Чехов был одержим страстью к путешествиям. Долгое пребывание на одном месте его тяготило. Не говоря уже о разъездах по России, он постоянно строил планы поездок и в Европу, и в Африку, и в Америку, и в Антарктику; осуществить их удавалось далеко не всегда. Пиком путешествий стал 1890 год, весь проведенный в дальних странствиях, – сначала через Сибирь на Сахалин, оттуда пароходом, с заездом во Владивосток, по Индийскому океану, через Гонконг, Сингапур, Цейлон, Константинополь. Вернувшись, Чехов писал Щеглову: "Могу сказать: пожил! Будет с меня. Я был и в аду, каким представляется Сахалин, и в раю, т. е. на острове Цейлоне" (П., 4, 143). (Существовала легенда, что именно там находился эдем – земной рай.) Оказалось, ставить точку рано – уже в начале следующего года Антон Павлович предпринял новую длительную поездку: Вена, Венеция, города Италии, Ницца, Париж. Там был не рай и не ад, а, скорее, чистилище – цивилизованное чистилище с очаровательной архитектурой и музыкой.

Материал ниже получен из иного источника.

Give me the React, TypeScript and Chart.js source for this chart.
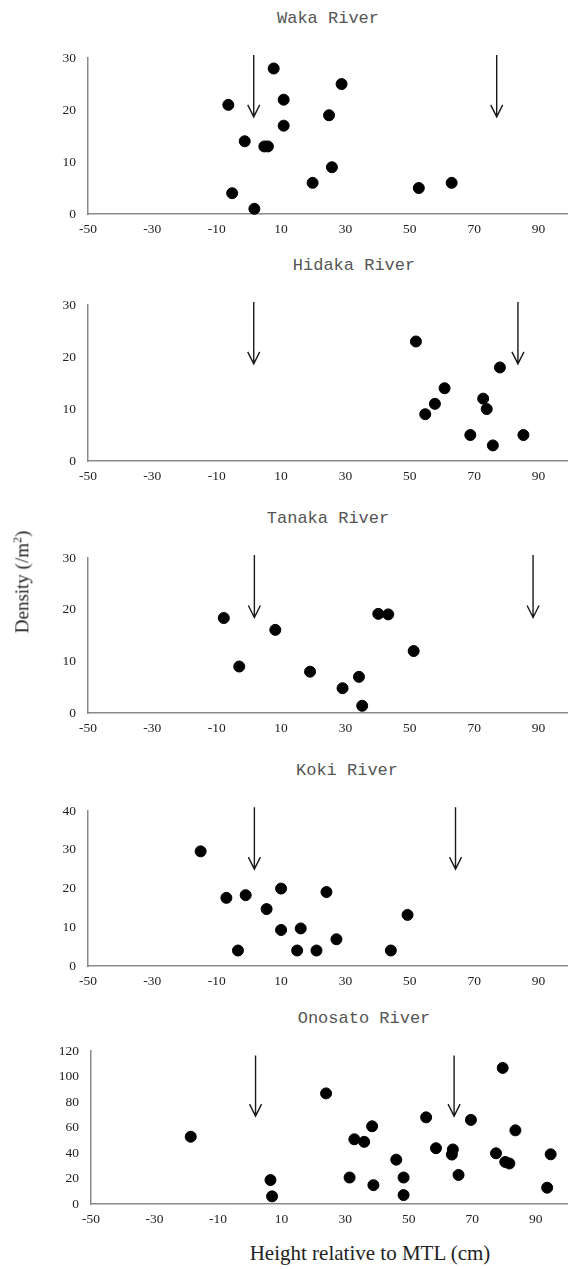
import React, { useEffect, useRef } from "react";
import { Chart, registerables } from "chart.js";
Chart.register(...registerables);

// ---------- data ----------
const xTickValues = [-50, -30, -10, 10, 30, 50, 70, 90];

const wakaX = [-6.4, 7.7, 10.8, 28.8, 24.9, 10.8, -1.3, 4.8, 5.9, 25.8, 19.8, -5.2, 1.7, 52.8, 63.0];
const wakaY = [21, 28, 22, 25, 19, 17, 14, 13, 13, 9, 6, 4, 1, 5, 6];
const wakaArrowX = [1.5, 77];
const wakaArrowY = [30.6, 18.7];

const hidakaX = [51.9, 78.0, 60.8, 57.8, 54.8, 72.8, 73.9, 68.8, 75.8, 85.3];
const hidakaY = [23, 18, 14, 11, 9, 12, 10, 5, 3, 5];
const hidakaArrowX = [1.5, 83.6];
const hidakaArrowY = [30.6, 18.7];

const tanakaX = [-7.8, 8.2, -3.0, 19.0, 29.1, 34.2, 35.2, 40.2, 43.3, 51.2];
const tanakaY = [18.4, 16.1, 9.0, 8.0, 4.8, 7.0, 1.4, 19.2, 19.1, 12.0];
const tanakaArrowX = [1.7, 88.3];
const tanakaArrowY = [30.6, 18.5];

const kokiX = [-15.0, -7.0, -1.0, 10.0, 24.1, 5.5, 10.0, 16.1, 27.2, -3.4, 15.0, 21.0, 44.1, 49.3];
const kokiY = [29.6, 17.6, 18.3, 20.0, 19.1, 14.7, 9.3, 9.7, 6.9, 4.0, 4.0, 4.0, 4.0, 13.2];
const kokiArrowX = [1.7, 64.2];
const kokiArrowY = [41.0, 25.0];

const onosatoX = [-18.6, 6.5, 7.0, 24.0, 31.4, 32.9, 36.0, 38.5, 38.9, 46.1, 48.4, 48.4, 55.5, 58.6, 63.9, 63.6, 65.7, 69.6, 79.6, 77.5, 80.4, 81.7, 83.6, 94.7, 93.6];
const onosatoY = [52.8, 18.8, 6, 86.8, 20.8, 50.8, 48.8, 61, 14.8, 34.8, 20.8, 7, 68, 43.8, 42.8, 38.8, 22.8, 66, 106.8, 39.8, 33, 31.8, 57.8, 39, 12.8];
const onosatoArrowX = [1.8, 64.3];
const onosatoArrowY = [116.5, 69];

const yAxisTitle = "Density (/m";
const xAxisTitle = "Height relative to MTL (cm)";

// ---------- layout ----------
const PAD_TOP = 14;
const X_AXIS_H = 30;
const W = 574;

type PanelCfg = {
  title: string;
  titleX: number;
  titleY: number;
  top: number;
  bottom: number;
  left: number;
  right: number;
  xMax: number;
  yMax: number;
  yStep: number;
  xs: number[];
  ys: number[];
  arrowX: number[];
  arrowY: number[];
};

const panels: PanelCfg[] = [
  { title: "Waka River", titleX: 328, titleY: 18, top: 52, bottom: 214, left: 88, right: 572, xMax: 99, yMax: 30, yStep: 10, xs: wakaX, ys: wakaY, arrowX: wakaArrowX, arrowY: wakaArrowY },
  { title: "Hidaka River", titleX: 354, titleY: 265, top: 299, bottom: 461, left: 88, right: 572, xMax: 99, yMax: 30, yStep: 10, xs: hidakaX, ys: hidakaY, arrowX: hidakaArrowX, arrowY: hidakaArrowY },
  { title: "Tanaka River", titleX: 328, titleY: 518, top: 552, bottom: 713, left: 88, right: 572, xMax: 99, yMax: 30, yStep: 10, xs: tanakaX, ys: tanakaY, arrowX: tanakaArrowX, arrowY: tanakaArrowY },
  { title: "Koki River", titleX: 347, titleY: 770, top: 805, bottom: 966, left: 88, right: 572, xMax: 99, yMax: 40, yStep: 10, xs: kokiX, ys: kokiY, arrowX: kokiArrowX, arrowY: kokiArrowY },
  { title: "Onosato River", titleX: 364, titleY: 1018, top: 1045, bottom: 1204, left: 91, right: 570, xMax: 100, yMax: 120, yStep: 20, xs: onosatoX, ys: onosatoY, arrowX: onosatoArrowX, arrowY: onosatoArrowY },
];

const arrowPlugin = {
  id: "arrowMarks",
  afterDatasetsDraw(chart: any, _args: any, opts: any) {
    const xs: number[] = opts.xs || [];
    const yv: number[] = opts.ys || [];
    const sx = chart.scales.x;
    const sy = chart.scales.y;
    const ctx = chart.ctx;
    ctx.save();
    ctx.strokeStyle = "#1a1a1a";
    ctx.lineWidth = 1.4;
    xs.forEach((xv) => {
      const px = sx.getPixelForValue(xv);
      const y0 = sy.getPixelForValue(yv[0]);
      const y1 = sy.getPixelForValue(yv[1]);
      ctx.beginPath();
      ctx.moveTo(px, y0);
      ctx.lineTo(px, y1);
      ctx.moveTo(px - 6, y1 - 12);
      ctx.lineTo(px, y1);
      ctx.lineTo(px + 6, y1 - 12);
      ctx.stroke();
    });
    ctx.restore();
  },
};

const tickFont = { family: "'Liberation Serif', 'Times New Roman', serif", size: 13.5 };

function Panel({ cfg }: { cfg: PanelCfg }) {
  const ref = useRef<HTMLCanvasElement>(null);
  const canvasTop = cfg.top - PAD_TOP;
  const canvasH = cfg.bottom - cfg.top + PAD_TOP + X_AXIS_H;
  useEffect(() => {
    if (!ref.current) return;
    const chart = new Chart(ref.current, {
      type: "scatter",
      data: {
        datasets: [
          {
            data: cfg.xs.map((x, i) => ({ x, y: cfg.ys[i] })),
            backgroundColor: "#000",
            borderColor: "#000",
            pointRadius: 5.5,
            pointHoverRadius: 5.5,
            clip: false as any,
          },
        ],
      },
      options: {
        responsive: false,
        animation: false,
        devicePixelRatio: 1,
        events: [],
        layout: { padding: { top: PAD_TOP, right: W - cfg.right, left: 0, bottom: 0 } },
        plugins: {
          legend: { display: false },
          tooltip: { enabled: false },
          title: { display: false },
          arrowMarks: { xs: cfg.arrowX, ys: cfg.arrowY },
        } as any,
        scales: {
          x: {
            type: "linear",
            min: -50,
            max: cfg.xMax,
            grid: { display: false, drawTicks: false },
            border: { display: true, color: "#8a8a8a", width: 1.5 },
            ticks: { color: "#222", font: tickFont, padding: 7, maxRotation: 0 },
            afterBuildTicks: (s: any) => {
              s.ticks = xTickValues.map((v) => ({ value: v }));
            },
            afterFit: (s: any) => {
              s.height = X_AXIS_H;
            },
          },
          y: {
            type: "linear",
            min: 0,
            max: cfg.yMax,
            grid: { display: false, drawTicks: false },
            border: { display: true, color: "#8a8a8a", width: 1.5 },
            ticks: { color: "#222", font: tickFont, padding: 12, stepSize: cfg.yStep },
            afterFit: (s: any) => {
              s.width = cfg.left;
            },
          },
        },
      },
      plugins: [arrowPlugin],
    });
    return () => chart.destroy();
  }, []);
  return (
    <>
      <canvas
        ref={ref}
        width={W}
        height={canvasH}
        style={{ position: "absolute", left: 0, top: canvasTop, width: W, height: canvasH }}
      />
      <div
        style={{
          position: "absolute",
          left: cfg.titleX,
          top: cfg.titleY,
          transform: "translate(-50%, -50%)",
          fontFamily: "'Liberation Mono', monospace",
          fontSize: 17,
          color: "#555",
          whiteSpace: "nowrap",
        }}
      >
        {cfg.title}
      </div>
    </>
  );
}

export default function App() {
  return (
    <div style={{ position: "absolute", left: 0, top: 0, width: W, height: 1269, background: "#fff", overflow: "hidden" }}>
      {panels.map((p) => (
        <Panel key={p.title} cfg={p} />
      ))}
      <div
        style={{
          position: "absolute",
          left: 22,
          top: 582,
          transform: "translate(-50%, -50%) rotate(-90deg)",
          fontFamily: "'Liberation Serif', 'Times New Roman', serif",
          fontSize: 19,
          color: "#222",
          whiteSpace: "nowrap",
        }}
      >
        {yAxisTitle}
        <sup style={{ fontSize: 12 }}>2</sup>)
      </div>
      <div
        style={{
          position: "absolute",
          left: 370,
          top: 1253,
          transform: "translate(-50%, -50%)",
          fontFamily: "'Liberation Serif', 'Times New Roman', serif",
          fontSize: 21,
          color: "#222",
          whiteSpace: "nowrap",
        }}
      >
        {xAxisTitle}
      </div>
    </div>
  );
}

О Сахалине Чехов написал большой исследовательский труд; это важная веха в его творческой биографии, и о ней следовало бы говорить отдельно. Но в его рассказах и повестях каторжный остров не изображен и только в одном рассказе ("В ссылке") показана Сибирь. Посещение стран Западной Европы очень мало отразилось в художественной прозе Чехова, а восточные экзотические страны и вовсе не нашли никакого отражения. Кое-что говорилось только в письмах, для публикации не предназначавшихся. Возвращаясь из путешествий, он писал не о заморских краях, а по-прежнему о родимой российской глубинке. Так зачем же ему был нужен "весь земной шар"? Или охота к перемене мест была просто личным свойством Антона Павловича, особенностью его непоседливого характера, а не потребностью художника?
Нет, это не так. Именно как художнику Чехову было нужно видеть далеко и во все стороны. Пополнение запаса впечатлений, встречи с новыми людьми, новыми ландшафтами писателю, конечно, необходимы, но и это не главное. Главное – путешествия помогали обрести вольное творческое дыхание и высоту точки зрения. Большие пространства мира наводили на большие мысли, духовный горизонт раздвигался, к явлениям локальным прилагался общечеловеческий масштаб – вот почему росло мировое значение искусства Чехова. "Гусев", "Дуэль", "Черный монах", "Студент", "Палата № 6", "Моя жизнь", "В овраге", "Чайка", "Три сестры", "Вишневый сад" – произведения такого высокого духовного полета, какого не было даже в лучших "досахалинских" вещах Чехова.
Конкретные впечатления и наблюдения, выносимые Чеховым из поездок в чужие края, преломлялись в его художественной прозе сложными опосредованными путями. Какая-нибудь замеченная деталь могла дать импульс творческой мысли. Не исключено, что даже привезенные с Цейлона удивительные зверьки мангусты, величиной с котенка, побеждающие в бою гремучих змей, давали пищу творческому воображению писателя.
Однако он вывез с Цейлона не только мангустов и не только память о "пальмовых лесах и бронзовых женщинах" (П., 4,140). На Цейлоне был задуман один из самых сильных рассказов – о "бессрочно отпускном" русском солдате с простецкой фамилией Гусев. Посылая Суворину этот рассказ, Чехов просил указать в публикации место и время его "зачатия" – "Коломбо, 12 ноября" (П., 4, 148). Очевидно, это имело для автора какое-то потаенное значение.
Но ни Цейлона, ни Сахалина как таковых в рассказе нет. Место действия (если тут можно говорить о действии) – безбрежный океан, пароход ("носатое чудовище"), душный судовой лазарет, где один за другим умирают больные русские солдаты. Умерших зашивают в брезент и под заупокойное пение бросают за борт. Процедуру морского погребения Чехов видел на пути из Гонконга в Сингапур и потом писал Суворину: "Когда глядишь, как мертвый человек, завороченный в парусину, летит, кувыркаясь, в воду, и когда вспоминаешь, что до дна несколько верст, то становится страшно и почему-то начинает казаться, что сам умрешь и будешь брошен в море" (П., 4,140).